* Start Data listing *

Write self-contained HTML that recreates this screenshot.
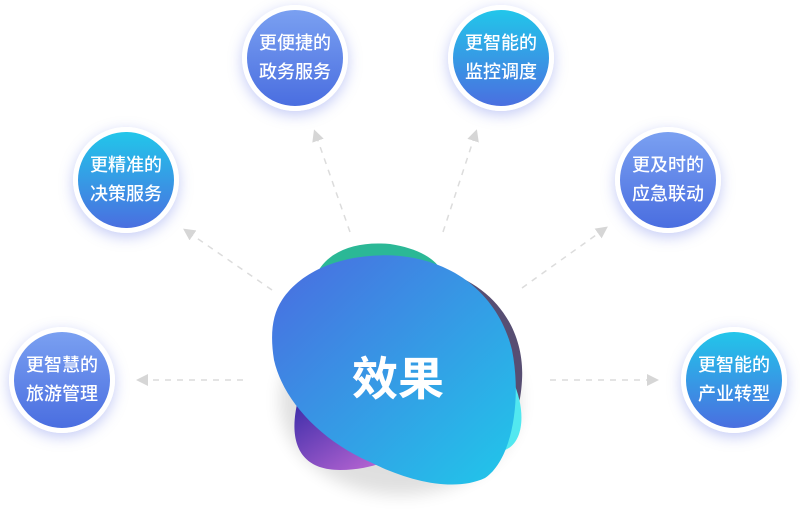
<!DOCTYPE html>
<html><head><meta charset="utf-8"><style>
body{margin:0;width:800px;height:529px;background:#fff;overflow:hidden;position:relative;font-family:"Liberation Sans","Noto Sans CJK SC",sans-serif}
.c{position:absolute;width:96px;height:96px;border-radius:50%;border:5px solid #fff;box-shadow:0 4px 14px rgba(90,110,230,.35);color:#fff;font-size:18px;font-weight:500;line-height:29px;text-align:center;display:flex;align-items:center;justify-content:center}
.a{background:linear-gradient(180deg,#7aa0f1,#4a6ee0)}
.b{background:linear-gradient(180deg,#22c6ea,#4a6fe0)}
</style></head><body>
<svg width="800" height="529" style="position:absolute;left:0;top:0">
<defs>
<marker id="m" markerWidth="8" markerHeight="8" refX="4" refY="4" orient="auto"><path d="M0,0 L8,4 L0,8z" fill="#d6d6d6"/></marker>
<linearGradient id="g1" x1="0" y1="0" x2="1" y2="1"><stop offset="0" stop-color="#4b6be0"/><stop offset="1" stop-color="#20c8ea"/></linearGradient>
<linearGradient id="g2" x1="0" y1="0" x2="1" y2="1"><stop offset="0" stop-color="#3a2ca8"/><stop offset="1" stop-color="#c86cd8"/></linearGradient>
<filter id="sh" x="-20%" y="-20%" width="140%" height="140%"><feGaussianBlur stdDeviation="8"/></filter>
</defs>
<g stroke="#dcdcdc" stroke-width="1.5" stroke-dasharray="6,6" fill="none" marker-end="url(#m)">
<line x1="243" y1="380" x2="142" y2="380"/>
<line x1="550" y1="380" x2="653" y2="380"/>
<line x1="272" y1="290" x2="188" y2="232"/>
<line x1="350" y1="232" x2="316" y2="135"/>
<line x1="443" y1="232" x2="475" y2="135"/>
<line x1="522" y1="288" x2="603" y2="230"/>
</g>
<ellipse cx="400" cy="400" rx="120" ry="95" fill="#000" opacity=".12" filter="url(#sh)"/>
<path d="M310,300 C312,258 345,240 390,244 C430,250 455,270 440,300 L330,340z" fill="#2bb896"/>
<path d="M440,270 C495,285 525,330 522,380 C520,420 505,440 490,440 L440,300z" fill="#574e72"/>
<path d="M500,360 C525,390 530,440 505,450 L470,460z" fill="#52e8f0"/>
<path d="M298,400 C288,440 298,470 340,470 C370,470 390,460 400,455 L330,410z" fill="url(#g2)"/>
<path d="M282,300 C305,265 355,252 400,256 C460,262 500,300 512,350 C522,400 512,460 485,478 C455,492 410,482 370,462 C320,440 283,400 274,360 C270,335 272,315 282,300z" fill="url(#g1)"/>
<text x="398" y="395" fill="#fff" font-size="46" font-weight="bold" text-anchor="middle" font-family="Liberation Sans,Noto Sans CJK SC,sans-serif">效果</text>
</svg>
<div class="c a" style="left:242px;top:5px">更便捷的<br>政务服务</div>
<div class="c b" style="left:448px;top:5px">更智能的<br>监控调度</div>
<div class="c b" style="left:73px;top:127px">更精准的<br>决策服务</div>
<div class="c a" style="left:615px;top:127px">更及时的<br>应急联动</div>
<div class="c a" style="left:9px;top:327px">更智慧的<br>旅游管理</div>
<div class="c b" style="left:681px;top:327px">更智能的<br>产业转型</div>
</body></html>
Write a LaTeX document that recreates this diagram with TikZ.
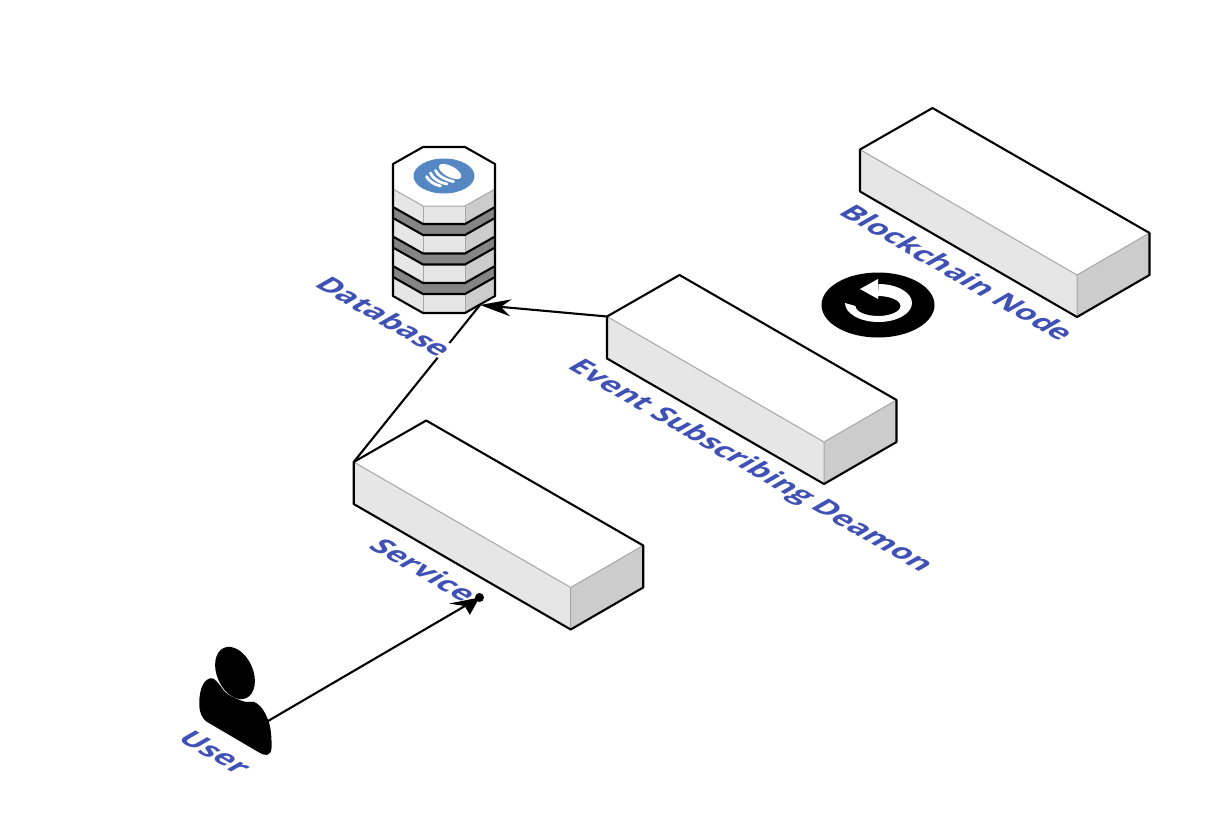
\documentclass[tikz,border=0pt]{standalone}
\usepackage{fontspec}
\setmainfont{Open Sans}
\usetikzlibrary{arrows.meta}
\definecolor{lbl}{HTML}{3F51B5}
\definecolor{facefront}{HTML}{E6E6E6}
\definecolor{faceright}{HTML}{CCCCCC}
\definecolor{band}{HTML}{858585}
\definecolor{edgegrey}{HTML}{A6A6A6}
\definecolor{logo}{HTML}{5588C2}
\tikzset{
  outline/.style={draw=black,line width=2.1pt,line join=round},
  inner edge/.style={draw=edgegrey,line width=1pt},
  conn/.style={draw=black,line width=2.1pt},
  stripe/.style={draw=white,line width=2.8pt,line cap=round},
  isolabel/.style={text=lbl,font=\fontsize{30.8}{35}\selectfont\bfseries,inner sep=0pt,
     cm={0.866,-0.5,0.78,0.45,(0,0)}},
  blockbox/.pic={
    \fill[white] (0,0)--(72.5,-41.5)--(289.5,83.5)--(217,125.5)--cycle;
    \fill[facefront] (0,0)--(217,125.5)--(217,167.5)--(0,42)--cycle;
    \fill[faceright] (217,125.5)--(289.5,83.5)--(289.5,125.5)--(217,167.5)--cycle;
    \draw[inner edge] (0,0)--(217,125.5)--(289.5,83.5) (217,125.5)--(217,167.5);
    \draw[outline] (0,0)--(72.5,-41.5)--(289.5,83.5)--(289.5,125.5)--(217,167.5)--(0,42)--cycle;
  }
}
\begin{document}
\begin{tikzpicture}[x=1pt,y=1pt,yscale=-1]
\useasboundingbox (0,0) rectangle (1206,822);
% boxes
\pic[yscale=-1] at (860,149.5) {blockbox};
\pic[yscale=-1] at (607,316.5) {blockbox};
\pic[yscale=-1] at (353.7,462) {blockbox};
% database body
\fill[faceright] (465,147)--(495,164)--(495,296)--(465,313)--cycle;
\fill[facefront] (423,147)--(465,147)--(465,313)--(423,313)--(393,296)--(393,164)--cycle;
\draw[inner edge,draw=edgegrey] (423,206)--(423,313) (465,206)--(465,313);
\foreach \d in {0,29.5,59}{
  \fill[band] (393,207+\d)--(423,224+\d)--(465,224+\d)--(495,207+\d)--(495,218+\d)--(465,235+\d)--(423,235+\d)--(393,218+\d)--cycle;
  \draw[outline] (393,207+\d)--(423,224+\d)--(465,224+\d)--(495,207+\d);
  \draw[outline] (393,218+\d)--(423,235+\d)--(465,235+\d)--(495,218+\d);
}
\fill[white] (423,147)--(465,147)--(495,164)--(495,189)--(465,206)--(423,206)--(393,189)--(393,164)--cycle;
\draw[inner edge] (393,189)--(423,206)--(465,206)--(495,189);
\draw[outline] (423,147)--(465,147)--(495,164)--(495,296)--(465,313)--(423,313)--(393,296)--(393,164)--cycle;
% logo
\fill[logo] (444,176) ellipse [x radius=30.5,y radius=17.5];
\fill[white,rotate around={28:(450,171.5)}] (450,171.5) ellipse [x radius=12.5,y radius=5.5];
\draw[stripe] (435.5,170.5) .. controls (437,175) and (445,180) .. (453.5,181.5);
\draw[stripe] (430.5,173) .. controls (432,178) and (440,183) .. (447,184);
\draw[stripe] (426.5,176.5) .. controls (428,180) and (434,185) .. (440.5,186);
% refresh symbol
\fill[black] (878,305) ellipse [x radius=56.5,y radius=32.5];
\fill[white] (845,303) arc[start angle=180,end angle=-90,x radius=33.5,y radius=19] --
  (878,296) arc[start angle=-90,end angle=180,x radius=22.5,y radius=10] -- cycle;
\fill[white,line join=round] (860,289)--(878,279)--(878,299)--cycle;
% user
\fill[black,rotate around={66:(235,673)}] (235,673) ellipse [x radius=27.5,y radius=18];
\fill[black] (210,678.3) .. controls (201,681) and (199,695) .. (199.3,705)
  .. controls (199.5,713) and (202,718) .. (206.7,721.7)
  -- (258.3,752) .. controls (264,756) and (271,757) .. (271.5,748)
  .. controls (272,735) and (270,722) .. (266.7,716.7)
  .. controls (263,708) and (258,703) .. (253.3,701.7)
  .. controls (248,702) and (244,702) .. (241.7,700.7)
  .. controls (234,698) and (228,695) .. (225,691.7)
  .. controls (221,688) and (216,677) .. (210,678.3) -- cycle;
% anchor coordinates
\coordinate (userport) at (268,721);
\coordinate (serviceport) at (479.5,597.5);
\coordinate (dbport) at (480,305);
\coordinate (eventcorner) at (607,316.5);
\coordinate (servicecorner) at (353.7,462);
% connectors
\draw[conn] (servicecorner) -- (dbport);
\node[isolabel,fill=white] (lblDatabase) at (384.8,316.5) {Database};
\draw[conn,-{Stealth[length=23pt,width=20pt,inset=6pt,slant=-0.6]}] (userport) -- (serviceport);
\fill[black] (serviceport) circle (4.5);
\draw[conn,-{Stealth[length=31pt,width=17pt,inset=10pt]}] (eventcorner) -- (dbport);
% labels
\node[isolabel] (lblBlockchain) at (958.2,272.5) {Blockchain Node};
\node[isolabel] (lblEvent) at (750,466.5) {Event Subscribing Deamon};
\node[isolabel] (lblService) at (424.2,569.5) {Service};
\node[isolabel] (lblUser) at (215.8,752.5) {User};
\end{tikzpicture}
\end{document}
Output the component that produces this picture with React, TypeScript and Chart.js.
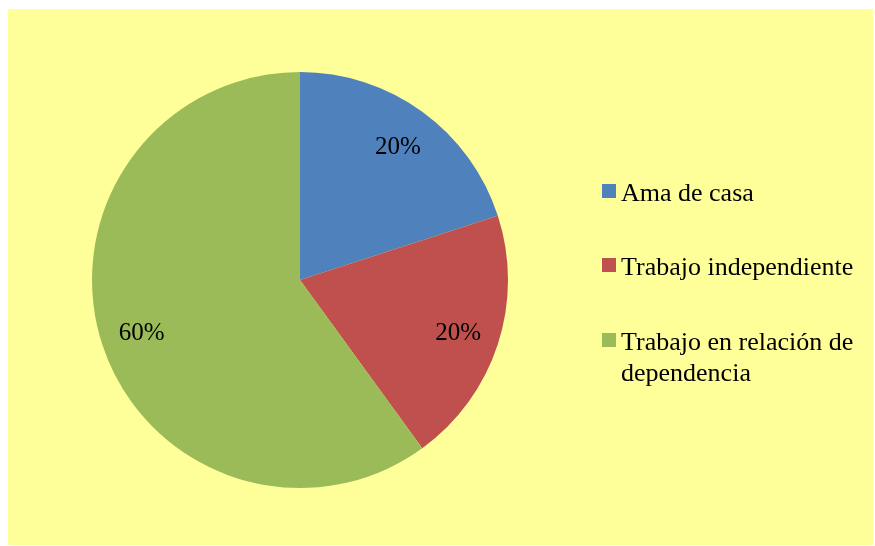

* End Data listing *

What to produce
Gather all lines from the records above in which "recreates" appears.

Task result
Write self-contained HTML that recreates this screenshot.
Write a LaTeX document that recreates this diagram with TikZ.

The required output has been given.